Under Harris, however, any provider can demand the union cease the deductions (here’s how). Litigation currently underway could force the union to cease the automatic deductions for all providers not officially union members, which is why the union is so desperate to get all nonmembers signed up by whatever means necessary.

The letter contains several deceptive provisions designed to deny providers their constitutional rights under Harris.

Page one, a direct appeal from SEIU 775 President David Rolf, concludes with this plea:

Please join with us and add your name to the thousands of caregivers who are standing with our bargaining team for better care for our clients, and for the professional respect, wages and benefits we deserve. Just fill out the enclosed membership form and return it in the postage-paid envelope.

There is little left for the provider to “fill out”; everything but their signature has been pre-filled by the union. In order to understand what Rolf’s appeal to “[stand] with our bargaining team” actually means, providers will have to read the fine print on page two.

Unsurprisingly, the form authorizes the union to “deduct from my wages all Union dues and other fees or assessments as shall be certified by 775NW…”

More disturbing is the union’s limitation on the ability of providers to rescind the authorization. The fine print specifies that:

“This authorization is irrevocable for a period of one year from the date of execution and from year to year thereafter unless not less than thirty (30) and more than forty-five (45) days prior to the annual anniversary date of this authorization… I notify the Union and my employer in writing, with my valid signature, of my desire to revoke this authorization.”

Translation: Providers have an arbitrary, 15-day window each year during which the union will allow them to exercise their constitutional right to disassociate from the union.

But it gets even worse.

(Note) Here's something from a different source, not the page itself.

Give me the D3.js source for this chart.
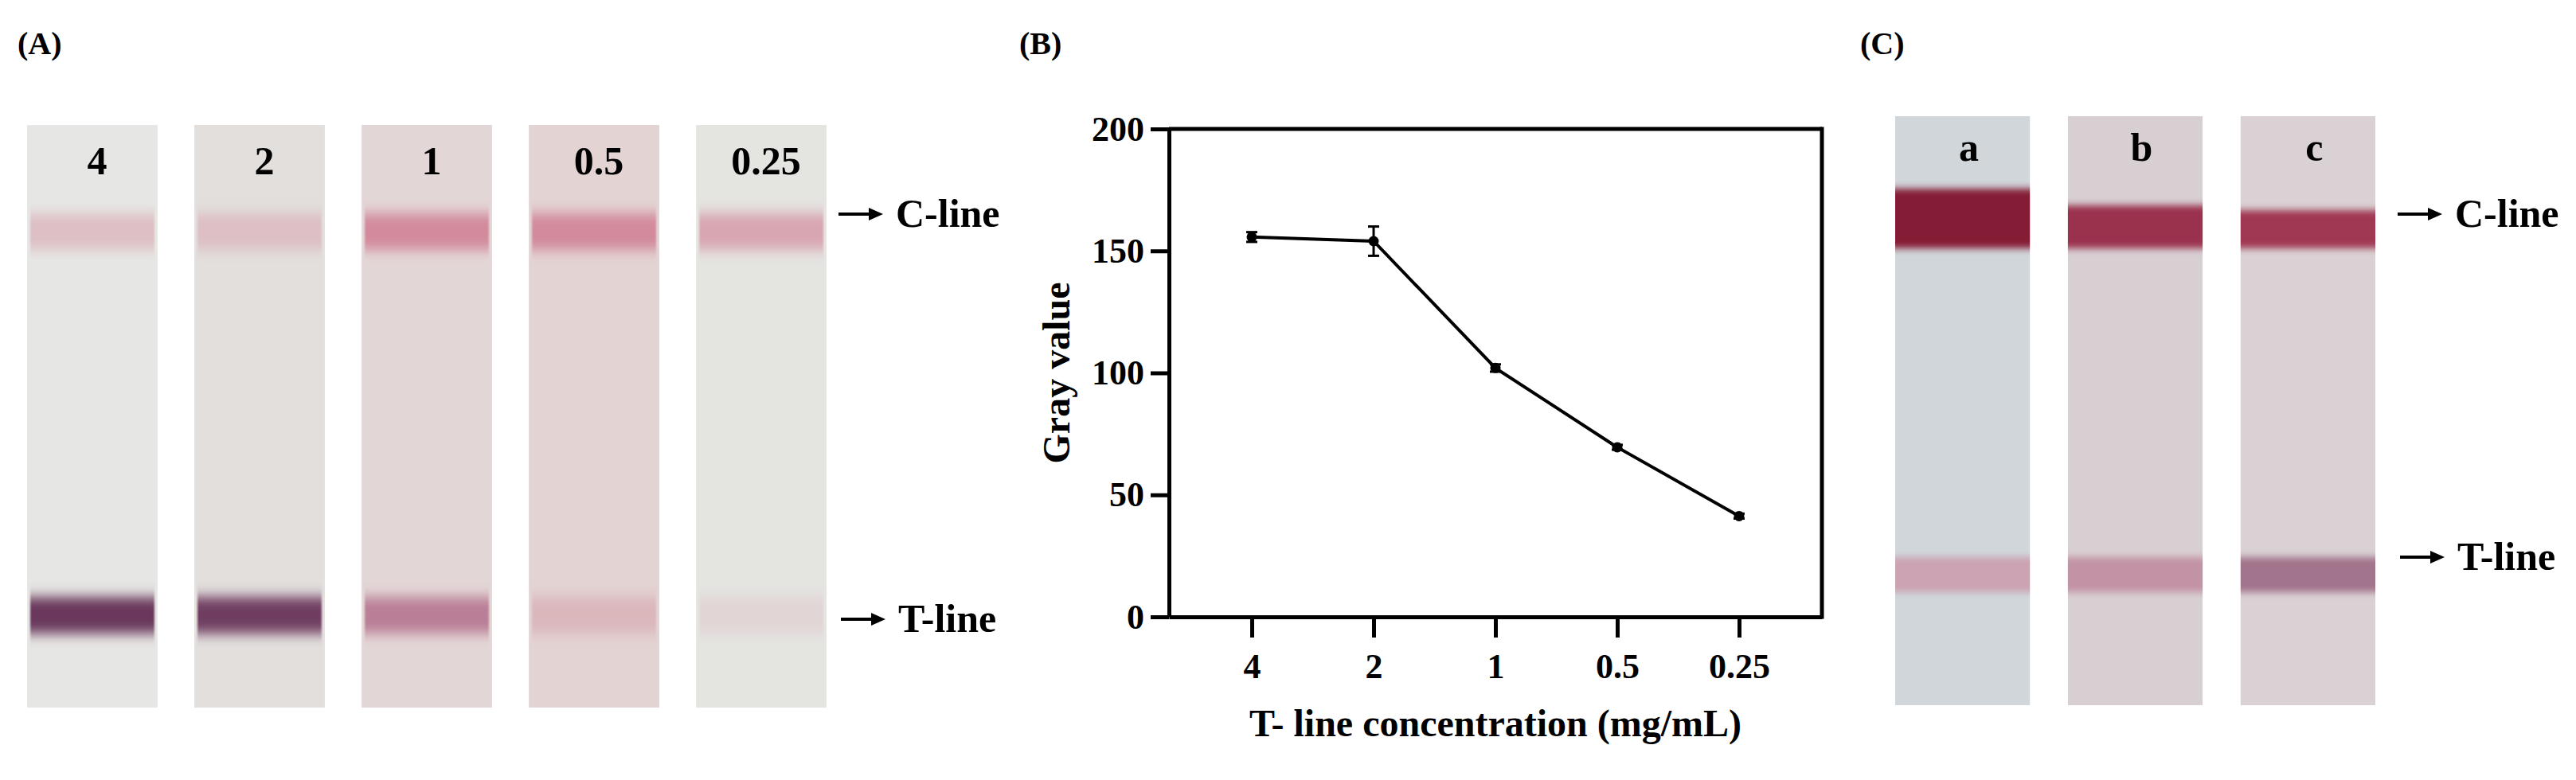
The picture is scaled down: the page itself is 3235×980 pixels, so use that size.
<!DOCTYPE html>
<html>
<head>
<meta charset="utf-8">
<script src="https://cdn.jsdelivr.net/npm/d3@7"></script>
<style>
  body { margin: 0; background: #fff; }
  text { font-family: "Liberation Serif", "Times New Roman", serif; font-weight: bold; fill: #000; }
</style>
</head>
<body>
<div id="fig"></div>
<script>
// Panel B data: gray value of the T-line per concentration
const concLabels = ["4", "2", "1", "0.5", "0.25"];
const grayValue = [155.7, 154, 102, 69.5, 41.3];
const grayErr = [2, 6, 1.5, 1, 1];
const yTicks = [0, 50, 100, 150, 200];

// Panel A strips: band intensity (0 = none, 1 = darkest)
const stripLabelsA = ["4", "2", "1", "0.5", "0.25"];
const cLineA = [0.2, 0.2, 0.62, 0.62, 0.4];
const tLineA = [0.95, 0.92, 0.55, 0.25, 0.05];

// Panel C strips
const stripLabelsC = ["a", "b", "c"];
const cLineC = [0.95, 0.74, 0.68];
const tLineC = [0.4, 0.55, 0.8];

const W = 3235, H = 980;

const svg = d3.select("#fig")
  .append("svg")
  .attr("width", W)
  .attr("height", H);

svg.append("rect").attr("width", W).attr("height", H).attr("fill", "#fff");

// soft vertical blur for the photographed bands
const defs = svg.append("defs");
defs.append("filter").attr("id", "softA")
  .attr("x", "-5%").attr("y", "-100%").attr("width", "110%").attr("height", "300%")
  .append("feGaussianBlur").attr("stdDeviation", "1 8");
defs.append("filter").attr("id", "softC")
  .attr("x", "-5%").attr("y", "-100%").attr("width", "110%").attr("height", "300%")
  .append("feGaussianBlur").attr("stdDeviation", "0.5 4");

// Panel labels
[["(A)", 22], ["(B)", 1280], ["(C)", 2336]].forEach(([t, x]) => {
  svg.append("text").attr("x", x).attr("y", 68).attr("font-size", 40).text(t);
});

// helper: arrow with label
function arrowLabel(x, y, label) {
  svg.append("line")
    .attr("x1", x).attr("x2", x + 40)
    .attr("y1", y).attr("y2", y)
    .attr("stroke", "#000").attr("stroke-width", 4);
  svg.append("path")
    .attr("d", `M${x + 56},${y} L${x + 38},${y - 8} L${x + 38},${y + 8} Z`)
    .attr("fill", "#000");
  svg.append("text")
    .attr("x", x + 72).attr("y", y + 16)
    .attr("font-size", 50)
    .text(label);
}

// ---------------- Panel A ----------------
const xA = d3.scaleBand()
  .domain(stripLabelsA)
  .range([34, 1038])
  .paddingInner(0.22);

const stripBgA = ["#e6e7e4", "#e2dfdd", "#e3d6d6", "#e3d3d3", "#e4e4e1"];

const cColorA = d3.scaleLinear().domain([0, 1]).range(["#e2d8d8", "#c85a78"]);
const tColorA = d3.scaleLinear()
  .domain([0, 0.3, 0.6, 1])
  .range(["#e3dcdc", "#d9b0b6", "#b47590", "#5e2f55"]);

const gA = svg.append("g");

gA.selectAll(".stripA")
  .data(stripLabelsA)
  .join("rect")
  .attr("class", "stripA")
  .attr("x", d => xA(d))
  .attr("y", 157)
  .attr("width", xA.bandwidth())
  .attr("height", 732)
  .attr("fill", (d, i) => stripBgA[i]);

gA.selectAll(".cA")
  .data(cLineA)
  .join("rect")
  .attr("class", "cA")
  .attr("x", (d, i) => xA(stripLabelsA[i]) + 4)
  .attr("y", 268)
  .attr("width", xA.bandwidth() - 8)
  .attr("height", 46)
  .attr("fill", d => cColorA(d))
  .attr("filter", "url(#softA)");

gA.selectAll(".tA")
  .data(tLineA)
  .join("rect")
  .attr("class", "tA")
  .attr("x", (d, i) => xA(stripLabelsA[i]) + 4)
  .attr("y", 750)
  .attr("width", xA.bandwidth() - 8)
  .attr("height", 46)
  .attr("fill", d => tColorA(d))
  .attr("filter", "url(#softA)");

gA.selectAll(".labA")
  .data(stripLabelsA)
  .join("text")
  .attr("class", "labA")
  .attr("x", d => xA(d) + xA.bandwidth() / 2 + 6)
  .attr("y", 219)
  .attr("text-anchor", "middle")
  .attr("font-size", 50)
  .text(d => d);

arrowLabel(1053, 269, "C-line");
arrowLabel(1056, 778, "T-line");

// ---------------- Panel B ----------------
const B = { left: 1468, right: 2288, top: 162, bottom: 775 };

const x = d3.scalePoint()
  .domain(concLabels)
  .range([B.left, B.right])
  .padding(0.68);

const y = d3.scaleLinear()
  .domain([0, 200])
  .range([B.bottom, B.top]);

const gB = svg.append("g");

// box top and right
gB.append("line")
  .attr("x1", B.left).attr("x2", B.right)
  .attr("y1", y(200)).attr("y2", y(200))
  .attr("stroke", "#000").attr("stroke-width", 5);
gB.append("line")
  .attr("x1", B.right).attr("x2", B.right)
  .attr("y1", y(200) - 2.5).attr("y2", y(0) + 2.5)
  .attr("stroke", "#000").attr("stroke-width", 5);

const yAxis = gB.append("g")
  .attr("transform", `translate(${B.left},0)`)
  .call(d3.axisLeft(y).tickValues(yTicks).tickSize(23).tickSizeOuter(0).tickPadding(8));

const xAxis = gB.append("g")
  .attr("transform", `translate(0,${B.bottom})`)
  .call(d3.axisBottom(x).tickSize(26).tickSizeOuter(0).tickPadding(20));

[yAxis, xAxis].forEach(ax => {
  ax.selectAll("path, line").attr("stroke", "#000").attr("stroke-width", 5);
  ax.selectAll("text")
    .attr("font-size", 44)
    .attr("font-family", "Liberation Serif, Times New Roman, serif")
    .attr("font-weight", "bold")
    .attr("fill", "#000");
});

// axis titles
gB.append("text")
  .attr("x", (B.left + B.right) / 2)
  .attr("y", 925)
  .attr("text-anchor", "middle")
  .attr("font-size", 48)
  .text("T- line concentration (mg/mL)");

gB.append("text")
  .attr("transform", `translate(1343,${(B.top + B.bottom) / 2}) rotate(-90)`)
  .attr("text-anchor", "middle")
  .attr("font-size", 48)
  .text("Gray value");

const pts = concLabels.map((c, i) => ({ c: c, v: grayValue[i], e: grayErr[i] }));

gB.append("path")
  .datum(pts)
  .attr("fill", "none")
  .attr("stroke", "#000")
  .attr("stroke-width", 4)
  .attr("d", d3.line().x(d => x(d.c)).y(d => y(d.v)));

// error bars
const eb = gB.selectAll(".err")
  .data(pts)
  .join("g")
  .attr("class", "err");

eb.append("line")
  .attr("x1", d => x(d.c)).attr("x2", d => x(d.c))
  .attr("y1", d => y(d.v - d.e)).attr("y2", d => y(d.v + d.e))
  .attr("stroke", "#000").attr("stroke-width", 3);

eb.selectAll(".cap")
  .data(d => [{ c: d.c, v: d.v - d.e }, { c: d.c, v: d.v + d.e }])
  .join("line")
  .attr("class", "cap")
  .attr("x1", d => x(d.c) - 7).attr("x2", d => x(d.c) + 7)
  .attr("y1", d => y(d.v)).attr("y2", d => y(d.v))
  .attr("stroke", "#000").attr("stroke-width", 3);

gB.selectAll(".pt")
  .data(pts)
  .join("circle")
  .attr("class", "pt")
  .attr("cx", d => x(d.c))
  .attr("cy", d => y(d.v))
  .attr("r", 6.5)
  .attr("fill", "#000");

// ---------------- Panel C ----------------
const xC = d3.scaleBand()
  .domain(stripLabelsC)
  .range([2380, 2983])
  .paddingInner(0.22);

const stripBgC = ["#d0d6da", "#d8cfd2", "#d9d1d3"];

const cColorC = d3.scaleLinear()
  .domain([0, 0.6, 1])
  .range(["#d5d0d3", "#a8405c", "#801530"]);
const tColorC = d3.scaleLinear()
  .domain([0, 0.5, 1])
  .range(["#d5d0d3", "#c898aa", "#8a5c78"]);

const gC = svg.append("g");

gC.selectAll(".stripC")
  .data(stripLabelsC)
  .join("rect")
  .attr("class", "stripC")
  .attr("x", d => xC(d))
  .attr("y", 146)
  .attr("width", xC.bandwidth())
  .attr("height", 740)
  .attr("fill", (d, i) => stripBgC[i]);

gC.selectAll(".cC")
  .data(cLineC)
  .join("rect")
  .attr("class", "cC")
  .attr("x", (d, i) => xC(stripLabelsC[i]))
  .attr("y", d => 312 - 50 * (1 + (d - 0.7) * 2))
  .attr("width", xC.bandwidth())
  .attr("height", d => 50 * (1 + (d - 0.7) * 2))
  .attr("fill", d => cColorC(d))
  .attr("filter", "url(#softC)");

gC.selectAll(".tC")
  .data(tLineC)
  .join("rect")
  .attr("class", "tC")
  .attr("x", (d, i) => xC(stripLabelsC[i]))
  .attr("y", 700)
  .attr("width", xC.bandwidth())
  .attr("height", 44)
  .attr("fill", d => tColorC(d))
  .attr("filter", "url(#softC)");

gC.selectAll(".labC")
  .data(stripLabelsC)
  .join("text")
  .attr("class", "labC")
  .attr("x", d => xC(d) + xC.bandwidth() / 2 + 8)
  .attr("y", 202)
  .attr("text-anchor", "middle")
  .attr("font-size", 50)
  .text(d => d);

arrowLabel(3011, 269, "C-line");
arrowLabel(3014, 700, "T-line");
</script>
</body>
</html>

The fine print continues:

In addition, in order to build a more powerful Union, and in exchange for obtaining the rights and privileges of becoming a member of SEIU 775NW, I hereby knowingly release both SEIU 775NW and the State of Washington from any future legal claims or liability related to the State’s past collection of agency fees from me pursuant to CBA Sec. 4.1 and/or RCW 41.56.113.

By signing the form, nonmember individual providers, who have had their constitutional rights violated for years by the SEIU’s automatic dues skim “scheme” (the court’s term in Harris), are signing away their ability to take legal action against the union for its unconstitutional actions. 

To add insult to injury, the form contains an appeal to “hold politicians accountable to working families” by contributing to the union’s political action committee in addition to paying dues, even though 40 percent of SEIU 775’s regular dues are already spent on political and other nonessential activity.

If SEIU 775 truly wants to seek the best interests of “working families,” it should stop seeking to cheat individual providers out of their constitutional rights to choose for themselves whether to associate with the union.